● **Set problem**: Find how many lines of the listing include the string "this", and report only that figure.

**** Records for the exercise

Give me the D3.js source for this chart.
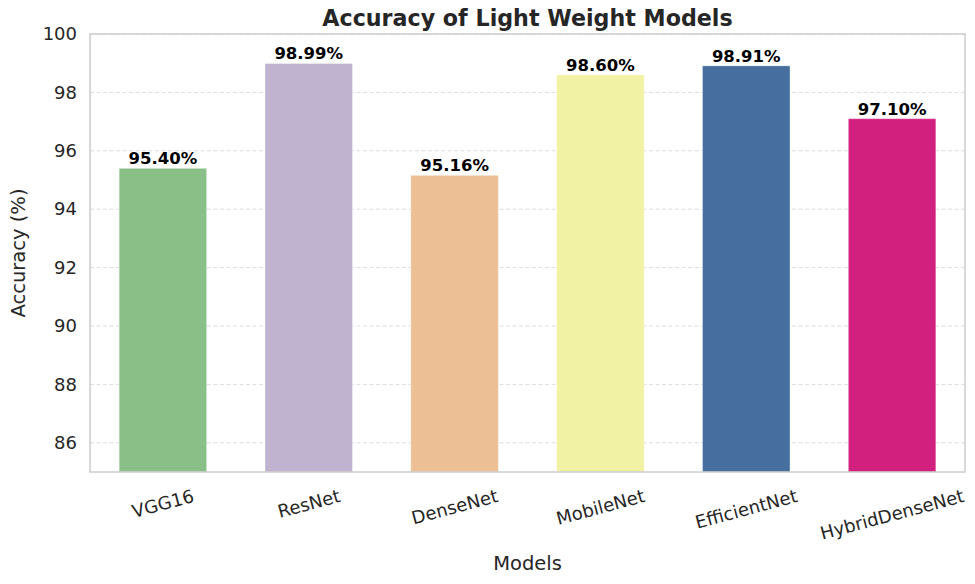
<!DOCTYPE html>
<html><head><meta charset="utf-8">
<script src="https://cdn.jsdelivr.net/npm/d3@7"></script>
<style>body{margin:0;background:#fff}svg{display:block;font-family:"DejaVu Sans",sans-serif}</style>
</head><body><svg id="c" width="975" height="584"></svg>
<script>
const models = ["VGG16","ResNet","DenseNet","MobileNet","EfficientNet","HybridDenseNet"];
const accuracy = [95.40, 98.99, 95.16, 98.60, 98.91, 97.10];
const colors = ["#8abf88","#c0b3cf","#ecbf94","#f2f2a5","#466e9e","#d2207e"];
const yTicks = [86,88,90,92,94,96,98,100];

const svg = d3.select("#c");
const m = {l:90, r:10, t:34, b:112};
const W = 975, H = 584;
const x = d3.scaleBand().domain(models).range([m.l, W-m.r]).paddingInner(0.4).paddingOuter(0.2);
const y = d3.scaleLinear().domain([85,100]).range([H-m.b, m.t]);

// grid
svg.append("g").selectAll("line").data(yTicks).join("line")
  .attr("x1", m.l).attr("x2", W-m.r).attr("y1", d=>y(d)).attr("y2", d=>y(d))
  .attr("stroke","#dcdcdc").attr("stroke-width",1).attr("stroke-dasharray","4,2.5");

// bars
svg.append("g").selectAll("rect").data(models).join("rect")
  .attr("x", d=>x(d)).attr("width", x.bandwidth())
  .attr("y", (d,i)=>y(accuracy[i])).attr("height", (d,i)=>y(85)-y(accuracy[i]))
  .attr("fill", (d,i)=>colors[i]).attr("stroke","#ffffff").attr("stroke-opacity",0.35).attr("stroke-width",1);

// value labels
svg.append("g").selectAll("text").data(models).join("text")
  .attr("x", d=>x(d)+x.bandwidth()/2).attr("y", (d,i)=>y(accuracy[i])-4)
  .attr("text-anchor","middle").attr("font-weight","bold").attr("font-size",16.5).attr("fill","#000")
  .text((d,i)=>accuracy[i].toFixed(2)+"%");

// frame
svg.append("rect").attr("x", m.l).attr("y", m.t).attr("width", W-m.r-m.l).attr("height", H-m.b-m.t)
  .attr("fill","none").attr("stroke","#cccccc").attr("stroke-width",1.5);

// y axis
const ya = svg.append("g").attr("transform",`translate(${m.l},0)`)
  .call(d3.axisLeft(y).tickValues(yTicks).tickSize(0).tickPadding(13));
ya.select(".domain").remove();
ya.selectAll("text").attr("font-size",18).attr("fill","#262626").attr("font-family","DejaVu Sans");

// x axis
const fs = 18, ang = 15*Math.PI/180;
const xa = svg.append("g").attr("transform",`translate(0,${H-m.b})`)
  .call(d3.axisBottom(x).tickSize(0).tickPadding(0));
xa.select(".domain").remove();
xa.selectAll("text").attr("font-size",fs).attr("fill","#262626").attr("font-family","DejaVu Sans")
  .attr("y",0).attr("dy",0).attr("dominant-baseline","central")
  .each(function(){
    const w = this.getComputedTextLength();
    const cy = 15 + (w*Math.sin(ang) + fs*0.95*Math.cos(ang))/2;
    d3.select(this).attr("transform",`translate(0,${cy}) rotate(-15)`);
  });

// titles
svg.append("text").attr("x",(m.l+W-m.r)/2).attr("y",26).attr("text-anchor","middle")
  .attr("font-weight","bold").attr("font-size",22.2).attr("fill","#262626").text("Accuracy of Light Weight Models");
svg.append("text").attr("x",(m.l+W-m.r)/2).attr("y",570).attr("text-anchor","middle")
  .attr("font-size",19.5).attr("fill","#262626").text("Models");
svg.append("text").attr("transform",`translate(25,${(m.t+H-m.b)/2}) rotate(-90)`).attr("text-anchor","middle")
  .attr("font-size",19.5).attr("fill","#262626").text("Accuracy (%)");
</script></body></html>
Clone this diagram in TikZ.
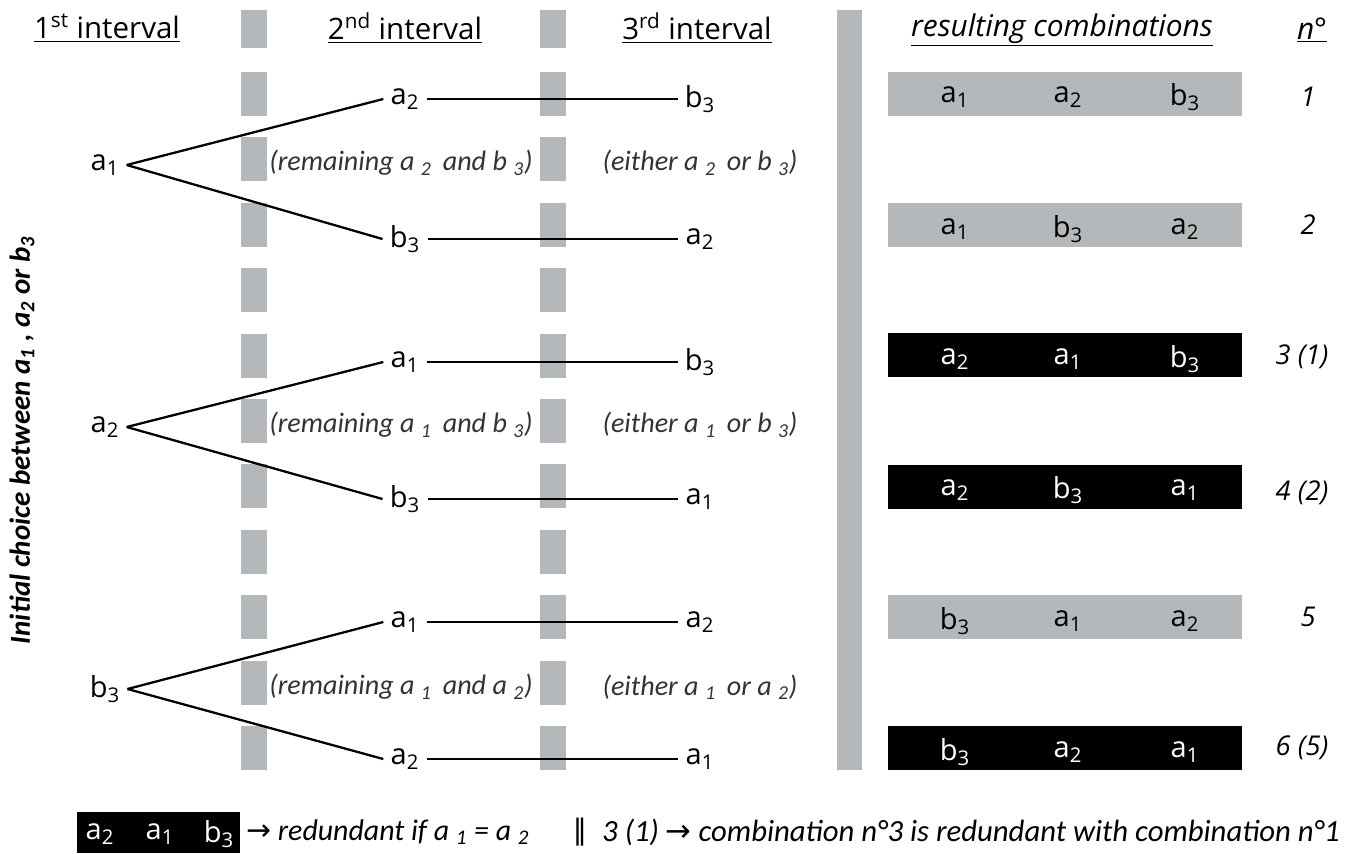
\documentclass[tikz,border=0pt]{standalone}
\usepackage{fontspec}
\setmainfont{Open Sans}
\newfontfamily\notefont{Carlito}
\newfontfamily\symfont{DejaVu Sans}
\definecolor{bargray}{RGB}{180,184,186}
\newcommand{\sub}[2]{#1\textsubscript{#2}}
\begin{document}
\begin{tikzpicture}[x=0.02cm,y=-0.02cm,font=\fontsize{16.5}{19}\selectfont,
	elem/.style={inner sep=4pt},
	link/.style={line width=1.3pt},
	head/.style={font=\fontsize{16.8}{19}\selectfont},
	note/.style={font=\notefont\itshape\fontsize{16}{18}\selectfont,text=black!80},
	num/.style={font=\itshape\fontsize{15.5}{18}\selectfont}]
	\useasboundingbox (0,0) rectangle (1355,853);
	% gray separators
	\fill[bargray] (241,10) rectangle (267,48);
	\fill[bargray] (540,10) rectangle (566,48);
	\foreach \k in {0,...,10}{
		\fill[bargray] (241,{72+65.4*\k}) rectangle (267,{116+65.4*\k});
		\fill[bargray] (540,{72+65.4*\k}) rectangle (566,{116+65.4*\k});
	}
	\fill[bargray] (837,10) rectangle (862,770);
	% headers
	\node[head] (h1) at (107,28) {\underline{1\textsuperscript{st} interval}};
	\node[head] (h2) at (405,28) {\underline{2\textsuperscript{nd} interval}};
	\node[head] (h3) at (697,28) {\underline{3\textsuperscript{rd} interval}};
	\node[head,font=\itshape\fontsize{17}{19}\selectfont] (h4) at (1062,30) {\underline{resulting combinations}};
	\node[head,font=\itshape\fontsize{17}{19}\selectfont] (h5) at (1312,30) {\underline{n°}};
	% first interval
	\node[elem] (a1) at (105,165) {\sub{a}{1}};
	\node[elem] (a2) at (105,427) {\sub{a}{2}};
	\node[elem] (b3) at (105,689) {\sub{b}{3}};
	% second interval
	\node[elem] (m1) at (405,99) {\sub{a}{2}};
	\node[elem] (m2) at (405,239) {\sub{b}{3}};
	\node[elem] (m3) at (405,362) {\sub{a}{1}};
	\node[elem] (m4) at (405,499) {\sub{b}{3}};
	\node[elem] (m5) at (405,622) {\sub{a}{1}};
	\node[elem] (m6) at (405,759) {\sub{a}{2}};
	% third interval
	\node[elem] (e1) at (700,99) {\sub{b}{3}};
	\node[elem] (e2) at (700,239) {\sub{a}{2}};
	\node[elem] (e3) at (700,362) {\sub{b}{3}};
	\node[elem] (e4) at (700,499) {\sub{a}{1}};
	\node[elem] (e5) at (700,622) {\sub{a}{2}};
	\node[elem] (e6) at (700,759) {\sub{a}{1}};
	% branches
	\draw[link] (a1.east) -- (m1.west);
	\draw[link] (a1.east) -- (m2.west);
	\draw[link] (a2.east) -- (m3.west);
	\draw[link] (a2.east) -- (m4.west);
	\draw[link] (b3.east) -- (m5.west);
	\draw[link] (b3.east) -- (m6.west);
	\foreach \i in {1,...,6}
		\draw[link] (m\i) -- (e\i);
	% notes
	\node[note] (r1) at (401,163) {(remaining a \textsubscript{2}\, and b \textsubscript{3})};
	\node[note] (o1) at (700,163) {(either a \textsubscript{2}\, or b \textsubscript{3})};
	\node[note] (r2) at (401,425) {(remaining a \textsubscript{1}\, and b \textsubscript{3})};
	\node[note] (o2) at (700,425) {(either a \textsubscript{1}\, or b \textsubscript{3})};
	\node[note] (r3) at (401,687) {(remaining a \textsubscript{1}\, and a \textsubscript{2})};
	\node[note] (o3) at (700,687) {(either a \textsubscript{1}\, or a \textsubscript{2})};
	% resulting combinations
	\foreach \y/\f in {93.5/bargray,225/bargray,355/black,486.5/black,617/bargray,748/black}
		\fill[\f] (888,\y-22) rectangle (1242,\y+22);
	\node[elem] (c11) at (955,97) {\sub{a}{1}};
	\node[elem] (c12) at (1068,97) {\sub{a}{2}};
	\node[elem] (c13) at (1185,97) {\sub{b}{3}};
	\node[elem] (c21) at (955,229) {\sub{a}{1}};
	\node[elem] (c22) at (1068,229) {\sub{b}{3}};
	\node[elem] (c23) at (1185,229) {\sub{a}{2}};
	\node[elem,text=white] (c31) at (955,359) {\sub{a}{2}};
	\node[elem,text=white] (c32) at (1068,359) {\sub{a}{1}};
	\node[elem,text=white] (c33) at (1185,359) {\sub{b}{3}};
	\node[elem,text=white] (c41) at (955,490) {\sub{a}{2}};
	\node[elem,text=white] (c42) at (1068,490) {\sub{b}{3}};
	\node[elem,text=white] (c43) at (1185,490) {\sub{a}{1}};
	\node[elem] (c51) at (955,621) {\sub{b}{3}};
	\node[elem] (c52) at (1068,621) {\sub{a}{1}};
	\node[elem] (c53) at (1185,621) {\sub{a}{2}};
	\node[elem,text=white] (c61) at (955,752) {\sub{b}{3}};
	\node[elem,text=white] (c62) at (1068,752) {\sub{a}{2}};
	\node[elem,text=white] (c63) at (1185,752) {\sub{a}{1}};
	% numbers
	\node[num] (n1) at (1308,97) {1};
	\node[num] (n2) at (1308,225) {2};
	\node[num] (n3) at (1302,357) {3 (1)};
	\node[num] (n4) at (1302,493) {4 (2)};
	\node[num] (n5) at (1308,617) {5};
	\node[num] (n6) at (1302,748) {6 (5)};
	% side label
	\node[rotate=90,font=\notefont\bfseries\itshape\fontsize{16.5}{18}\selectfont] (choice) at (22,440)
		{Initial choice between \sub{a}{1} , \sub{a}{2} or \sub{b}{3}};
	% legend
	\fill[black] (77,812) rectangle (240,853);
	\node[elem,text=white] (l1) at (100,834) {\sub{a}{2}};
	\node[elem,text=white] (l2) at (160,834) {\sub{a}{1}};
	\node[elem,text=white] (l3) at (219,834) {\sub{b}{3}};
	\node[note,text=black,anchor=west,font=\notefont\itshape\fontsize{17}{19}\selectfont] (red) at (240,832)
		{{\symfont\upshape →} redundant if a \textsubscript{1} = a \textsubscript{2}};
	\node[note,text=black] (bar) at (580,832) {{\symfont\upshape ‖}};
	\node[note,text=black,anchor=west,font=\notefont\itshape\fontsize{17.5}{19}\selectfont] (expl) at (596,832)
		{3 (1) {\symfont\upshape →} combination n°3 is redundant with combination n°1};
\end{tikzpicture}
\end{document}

********

● **Answer for the task**: 4